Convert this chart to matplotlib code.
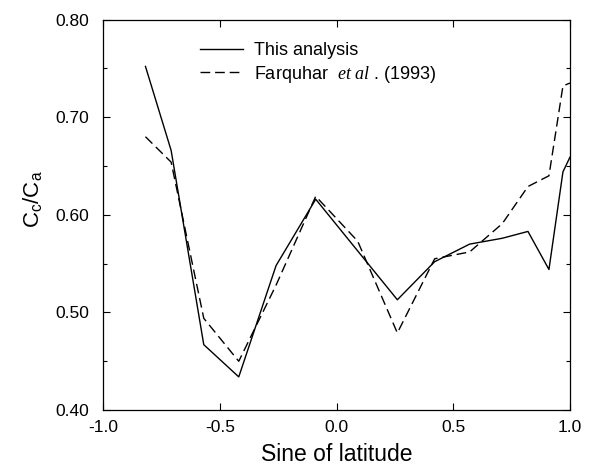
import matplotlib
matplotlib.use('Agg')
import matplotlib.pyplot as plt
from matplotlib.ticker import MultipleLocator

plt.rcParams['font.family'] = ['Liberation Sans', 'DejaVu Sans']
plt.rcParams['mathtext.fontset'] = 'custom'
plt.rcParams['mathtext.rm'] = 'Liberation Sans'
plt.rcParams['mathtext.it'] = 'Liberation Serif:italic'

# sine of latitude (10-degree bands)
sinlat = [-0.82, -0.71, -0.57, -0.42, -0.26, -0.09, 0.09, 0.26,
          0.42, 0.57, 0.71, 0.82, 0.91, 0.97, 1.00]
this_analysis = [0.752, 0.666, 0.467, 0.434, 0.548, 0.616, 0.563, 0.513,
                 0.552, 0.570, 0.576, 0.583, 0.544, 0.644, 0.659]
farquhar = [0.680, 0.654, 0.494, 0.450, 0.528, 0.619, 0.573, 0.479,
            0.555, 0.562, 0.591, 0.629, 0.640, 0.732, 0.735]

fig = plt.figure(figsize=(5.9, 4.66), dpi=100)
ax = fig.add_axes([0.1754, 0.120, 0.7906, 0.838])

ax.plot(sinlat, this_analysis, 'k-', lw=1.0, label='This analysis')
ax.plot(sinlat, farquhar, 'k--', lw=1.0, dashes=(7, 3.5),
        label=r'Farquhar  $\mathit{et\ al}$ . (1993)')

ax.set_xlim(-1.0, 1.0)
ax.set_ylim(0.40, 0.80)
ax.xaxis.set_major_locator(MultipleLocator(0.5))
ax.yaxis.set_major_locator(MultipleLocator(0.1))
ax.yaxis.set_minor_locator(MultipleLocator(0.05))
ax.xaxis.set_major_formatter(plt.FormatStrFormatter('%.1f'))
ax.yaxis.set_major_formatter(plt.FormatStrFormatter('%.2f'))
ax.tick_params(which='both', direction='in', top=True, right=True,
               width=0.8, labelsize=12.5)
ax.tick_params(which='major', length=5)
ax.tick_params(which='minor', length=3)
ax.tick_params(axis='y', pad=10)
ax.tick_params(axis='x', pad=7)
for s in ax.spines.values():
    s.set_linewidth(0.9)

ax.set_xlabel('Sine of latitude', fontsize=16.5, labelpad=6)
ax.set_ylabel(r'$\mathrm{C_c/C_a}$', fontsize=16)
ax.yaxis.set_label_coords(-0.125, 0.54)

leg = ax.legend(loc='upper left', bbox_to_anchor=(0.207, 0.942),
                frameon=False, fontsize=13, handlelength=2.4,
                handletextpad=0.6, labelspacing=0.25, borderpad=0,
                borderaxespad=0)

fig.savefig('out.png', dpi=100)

┄┄┄┄┄┄┄┄┄┄┄┄┄┄┄┄┄┄┄┄

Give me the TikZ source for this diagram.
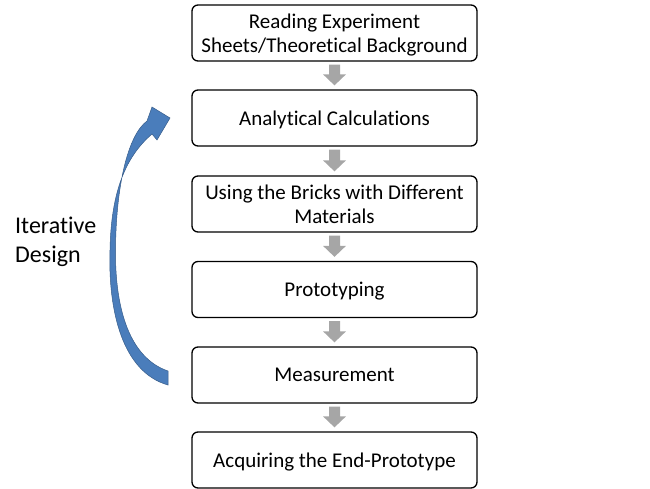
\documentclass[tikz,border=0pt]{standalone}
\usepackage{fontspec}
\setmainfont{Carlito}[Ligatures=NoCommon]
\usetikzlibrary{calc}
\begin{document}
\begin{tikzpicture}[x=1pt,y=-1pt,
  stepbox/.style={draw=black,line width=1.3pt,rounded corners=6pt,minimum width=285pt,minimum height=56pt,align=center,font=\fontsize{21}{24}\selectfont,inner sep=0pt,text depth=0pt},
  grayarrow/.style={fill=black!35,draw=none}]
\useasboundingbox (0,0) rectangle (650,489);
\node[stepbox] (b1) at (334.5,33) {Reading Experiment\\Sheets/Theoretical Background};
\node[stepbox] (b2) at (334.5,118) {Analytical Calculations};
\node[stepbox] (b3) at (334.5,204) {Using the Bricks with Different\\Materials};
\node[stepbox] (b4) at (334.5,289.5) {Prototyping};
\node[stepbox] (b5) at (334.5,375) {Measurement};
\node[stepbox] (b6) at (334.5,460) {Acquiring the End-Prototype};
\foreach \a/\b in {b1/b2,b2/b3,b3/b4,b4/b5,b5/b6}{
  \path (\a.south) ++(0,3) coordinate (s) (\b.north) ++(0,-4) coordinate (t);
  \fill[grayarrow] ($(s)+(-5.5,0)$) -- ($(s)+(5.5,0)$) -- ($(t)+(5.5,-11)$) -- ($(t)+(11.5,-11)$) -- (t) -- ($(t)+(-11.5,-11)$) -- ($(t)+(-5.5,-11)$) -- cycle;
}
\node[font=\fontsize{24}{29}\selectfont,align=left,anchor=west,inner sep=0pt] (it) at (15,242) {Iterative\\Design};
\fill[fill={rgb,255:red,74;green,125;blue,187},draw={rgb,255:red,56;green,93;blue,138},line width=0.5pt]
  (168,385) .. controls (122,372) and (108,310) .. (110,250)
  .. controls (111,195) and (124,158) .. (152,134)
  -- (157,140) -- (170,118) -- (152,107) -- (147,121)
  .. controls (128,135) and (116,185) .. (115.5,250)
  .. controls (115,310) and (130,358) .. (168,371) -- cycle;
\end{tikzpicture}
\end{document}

┄┄┄┄┄┄┄┄┄┄┄┄┄┄┄┄┄┄┄┄

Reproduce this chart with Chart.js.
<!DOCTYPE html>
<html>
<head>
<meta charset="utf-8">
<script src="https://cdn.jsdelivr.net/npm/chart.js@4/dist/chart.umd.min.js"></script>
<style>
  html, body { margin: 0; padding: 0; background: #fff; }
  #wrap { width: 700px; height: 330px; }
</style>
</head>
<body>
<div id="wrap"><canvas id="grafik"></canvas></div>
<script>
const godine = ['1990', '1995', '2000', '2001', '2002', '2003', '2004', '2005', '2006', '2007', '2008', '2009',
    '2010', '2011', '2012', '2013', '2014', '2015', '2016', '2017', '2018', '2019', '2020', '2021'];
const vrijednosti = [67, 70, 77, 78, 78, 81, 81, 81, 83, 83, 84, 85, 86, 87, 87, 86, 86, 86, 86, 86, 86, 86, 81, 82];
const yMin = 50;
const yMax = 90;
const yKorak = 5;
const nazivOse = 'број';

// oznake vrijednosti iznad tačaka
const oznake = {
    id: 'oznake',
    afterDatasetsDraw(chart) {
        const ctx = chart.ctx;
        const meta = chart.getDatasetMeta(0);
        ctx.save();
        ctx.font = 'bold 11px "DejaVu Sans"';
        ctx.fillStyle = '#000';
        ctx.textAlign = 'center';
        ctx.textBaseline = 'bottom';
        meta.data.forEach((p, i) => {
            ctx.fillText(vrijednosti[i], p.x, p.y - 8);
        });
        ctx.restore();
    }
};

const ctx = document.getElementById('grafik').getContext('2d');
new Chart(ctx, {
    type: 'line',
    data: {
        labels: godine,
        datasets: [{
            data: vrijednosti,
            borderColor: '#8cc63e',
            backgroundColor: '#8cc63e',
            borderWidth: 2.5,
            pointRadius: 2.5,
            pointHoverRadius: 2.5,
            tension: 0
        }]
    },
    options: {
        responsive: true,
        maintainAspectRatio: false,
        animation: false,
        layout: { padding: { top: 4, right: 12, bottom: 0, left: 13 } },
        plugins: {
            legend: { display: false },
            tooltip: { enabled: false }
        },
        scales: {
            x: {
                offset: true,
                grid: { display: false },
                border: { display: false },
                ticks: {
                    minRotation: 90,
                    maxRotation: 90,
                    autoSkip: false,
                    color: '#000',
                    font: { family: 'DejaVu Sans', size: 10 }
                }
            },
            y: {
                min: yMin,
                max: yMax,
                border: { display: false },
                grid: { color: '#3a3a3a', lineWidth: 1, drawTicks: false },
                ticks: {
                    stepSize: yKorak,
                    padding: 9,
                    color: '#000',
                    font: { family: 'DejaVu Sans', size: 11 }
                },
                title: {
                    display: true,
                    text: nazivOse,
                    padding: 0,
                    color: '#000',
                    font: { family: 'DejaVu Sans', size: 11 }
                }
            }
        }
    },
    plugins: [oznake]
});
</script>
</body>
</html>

┄┄┄┄┄┄┄┄┄┄┄┄┄┄┄┄┄┄┄┄

» EXERCISE PROMPT
Copy nothing but the lines above from the one with "Convert this chart to matplotlib code." to the one with "plt.rcParams['mathtext.it'] = 'Liberation", inclusive, word for word. Leave every picture out.

» SOLUTION TO THIS EXERCISE
Convert this chart to matplotlib code.
import matplotlib
matplotlib.use('Agg')
import matplotlib.pyplot as plt
from matplotlib.ticker import MultipleLocator

plt.rcParams['font.family'] = ['Liberation Sans', 'DejaVu Sans']
plt.rcParams['mathtext.fontset'] = 'custom'
plt.rcParams['mathtext.rm'] = 'Liberation Sans'
plt.rcParams['mathtext.it'] = 'Liberation Serif:italic'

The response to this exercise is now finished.